We are aware that at least one large council in metropolitan northern Sydney takes the view, in relation to clause 21(1) of SEPP CM, that a DA is ‘finally determined’ at the time of initial determination by the Council as consent authority. Now, to follow the council’s logic, that would mean that a particular DA can be ‘finally determined’ more than once. That is to say, if the council be right, an application is finally determined when, say, it is refused by the council or a local planning panel, is again finally determined when, say, an application for review of the original determination is dealt with under Division 8.2 of the EPAA, and is again finally determined following the outcome of an appeal in the Land and Environment Court. With respect, such an interpretation of the provision is not only strained but almost risible.

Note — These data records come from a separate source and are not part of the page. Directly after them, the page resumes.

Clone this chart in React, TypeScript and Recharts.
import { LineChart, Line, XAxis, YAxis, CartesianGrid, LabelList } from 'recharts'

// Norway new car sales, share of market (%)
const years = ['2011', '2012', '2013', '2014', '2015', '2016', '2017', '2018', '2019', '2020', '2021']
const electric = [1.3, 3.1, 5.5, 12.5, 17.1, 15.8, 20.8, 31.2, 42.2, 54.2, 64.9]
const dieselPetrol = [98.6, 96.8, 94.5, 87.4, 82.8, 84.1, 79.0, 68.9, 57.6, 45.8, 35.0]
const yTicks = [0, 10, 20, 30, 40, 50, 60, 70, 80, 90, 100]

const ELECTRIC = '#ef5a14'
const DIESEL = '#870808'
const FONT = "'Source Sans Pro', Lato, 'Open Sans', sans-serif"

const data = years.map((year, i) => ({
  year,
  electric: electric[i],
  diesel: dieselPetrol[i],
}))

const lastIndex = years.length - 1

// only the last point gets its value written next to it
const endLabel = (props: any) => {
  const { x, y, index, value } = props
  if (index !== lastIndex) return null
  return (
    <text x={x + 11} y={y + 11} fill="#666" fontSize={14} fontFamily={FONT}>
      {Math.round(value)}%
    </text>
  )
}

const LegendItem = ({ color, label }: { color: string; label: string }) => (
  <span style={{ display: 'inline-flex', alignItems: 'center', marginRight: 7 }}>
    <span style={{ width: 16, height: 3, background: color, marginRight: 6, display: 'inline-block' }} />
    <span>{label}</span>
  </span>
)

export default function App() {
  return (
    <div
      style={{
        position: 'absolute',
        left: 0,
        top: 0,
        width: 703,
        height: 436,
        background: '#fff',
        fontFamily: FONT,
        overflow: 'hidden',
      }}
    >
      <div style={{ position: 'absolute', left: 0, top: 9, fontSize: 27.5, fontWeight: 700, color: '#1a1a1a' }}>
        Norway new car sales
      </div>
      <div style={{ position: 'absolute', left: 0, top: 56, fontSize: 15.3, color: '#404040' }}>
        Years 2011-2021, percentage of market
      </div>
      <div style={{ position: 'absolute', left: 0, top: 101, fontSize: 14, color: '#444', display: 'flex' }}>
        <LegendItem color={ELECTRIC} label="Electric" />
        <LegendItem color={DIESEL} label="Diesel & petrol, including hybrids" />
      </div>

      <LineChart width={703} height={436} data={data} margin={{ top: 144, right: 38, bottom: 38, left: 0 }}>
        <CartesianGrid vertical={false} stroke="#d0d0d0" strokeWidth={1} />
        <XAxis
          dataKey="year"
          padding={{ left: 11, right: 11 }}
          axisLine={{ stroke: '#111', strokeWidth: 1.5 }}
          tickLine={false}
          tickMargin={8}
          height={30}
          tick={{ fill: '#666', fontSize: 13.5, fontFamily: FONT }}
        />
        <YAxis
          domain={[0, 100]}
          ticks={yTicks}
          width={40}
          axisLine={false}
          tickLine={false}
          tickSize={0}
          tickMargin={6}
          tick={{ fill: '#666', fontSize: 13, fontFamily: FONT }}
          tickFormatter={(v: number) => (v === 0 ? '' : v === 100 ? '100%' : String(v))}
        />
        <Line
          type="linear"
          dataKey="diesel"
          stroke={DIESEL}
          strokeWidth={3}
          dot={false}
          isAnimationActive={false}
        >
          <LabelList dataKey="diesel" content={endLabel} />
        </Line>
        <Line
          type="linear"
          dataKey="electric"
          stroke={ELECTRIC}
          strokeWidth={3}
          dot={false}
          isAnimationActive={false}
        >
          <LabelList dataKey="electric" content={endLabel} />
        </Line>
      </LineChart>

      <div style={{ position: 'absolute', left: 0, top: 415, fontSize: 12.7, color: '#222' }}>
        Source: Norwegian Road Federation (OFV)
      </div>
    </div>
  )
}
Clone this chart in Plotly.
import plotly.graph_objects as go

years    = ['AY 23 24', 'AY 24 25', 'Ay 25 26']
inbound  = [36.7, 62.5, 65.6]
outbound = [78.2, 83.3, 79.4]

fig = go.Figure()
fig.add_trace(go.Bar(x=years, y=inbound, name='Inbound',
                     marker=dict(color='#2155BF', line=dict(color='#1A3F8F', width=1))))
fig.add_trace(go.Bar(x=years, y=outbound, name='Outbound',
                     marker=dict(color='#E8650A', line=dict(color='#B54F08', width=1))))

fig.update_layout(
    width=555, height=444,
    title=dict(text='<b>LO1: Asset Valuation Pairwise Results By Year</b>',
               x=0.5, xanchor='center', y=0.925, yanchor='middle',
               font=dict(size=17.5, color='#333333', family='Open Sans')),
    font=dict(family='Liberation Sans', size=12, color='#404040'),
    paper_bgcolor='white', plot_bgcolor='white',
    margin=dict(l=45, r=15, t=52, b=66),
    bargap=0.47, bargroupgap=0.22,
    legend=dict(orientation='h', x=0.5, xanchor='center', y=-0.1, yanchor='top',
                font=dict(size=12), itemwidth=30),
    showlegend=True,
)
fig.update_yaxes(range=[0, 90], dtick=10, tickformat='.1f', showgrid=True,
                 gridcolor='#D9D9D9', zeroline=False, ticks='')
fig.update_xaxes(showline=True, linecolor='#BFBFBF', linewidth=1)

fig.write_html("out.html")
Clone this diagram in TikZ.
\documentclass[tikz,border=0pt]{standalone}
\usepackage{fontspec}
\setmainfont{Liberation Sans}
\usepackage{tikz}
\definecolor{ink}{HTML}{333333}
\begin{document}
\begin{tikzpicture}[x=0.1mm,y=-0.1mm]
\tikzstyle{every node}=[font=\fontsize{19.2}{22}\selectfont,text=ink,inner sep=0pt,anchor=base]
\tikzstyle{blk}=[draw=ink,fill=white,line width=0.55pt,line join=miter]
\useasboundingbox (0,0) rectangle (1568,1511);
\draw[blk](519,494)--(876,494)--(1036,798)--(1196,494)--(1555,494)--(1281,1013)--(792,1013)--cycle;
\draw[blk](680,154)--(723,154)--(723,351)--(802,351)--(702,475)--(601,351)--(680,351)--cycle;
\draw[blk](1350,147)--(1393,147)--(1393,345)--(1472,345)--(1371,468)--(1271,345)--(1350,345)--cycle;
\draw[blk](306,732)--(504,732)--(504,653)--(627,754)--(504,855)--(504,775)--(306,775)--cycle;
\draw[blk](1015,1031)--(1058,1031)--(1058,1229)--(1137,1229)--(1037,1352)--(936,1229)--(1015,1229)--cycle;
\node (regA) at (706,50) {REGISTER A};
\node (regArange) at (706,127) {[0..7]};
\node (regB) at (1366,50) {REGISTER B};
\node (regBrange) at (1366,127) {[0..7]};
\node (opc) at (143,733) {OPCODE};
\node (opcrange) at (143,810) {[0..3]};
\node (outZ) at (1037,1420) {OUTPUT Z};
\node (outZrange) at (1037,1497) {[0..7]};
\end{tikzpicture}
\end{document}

Further, in extrapolating upon the council’s approach, if an application is finally determined at the so-called council level, then the status of the application must be different when it is again dealt with by the council in a review under Div 8.2 (if such a review is sought), and again by the Court in a merit-based Class 1 appeal with the Court standing in the shoes of the council.
In our view, a development application is not ‘finally determined’ until the time limit for an appeal on the merits has expired, without an appeal having being lodged, or in circumstances when an appeal is lodged, until the final determination by the Court. In that regard, the word ‘finally’ in the words ‘not finally determined’ must have some work to do in the context of the savings provision. Our interpretation is consistent with the way the UK statutory planning system operates, wherein an application for planning permission is not ‘finally disposed of’ under Article 40(13)(a) of the General Development Procedure Order 2015, following the application being granted or refused, until the time limit for appeal has expired, without an appeal. There are other very similar provisions under Canadian zoning law and also Californian state planning law.
Disclaimer: This post does not constitute legal advice and is not to be relied upon for any purposes. Persons seeking legal advice on this or any other matter should seek and rely upon their own independent legal advice.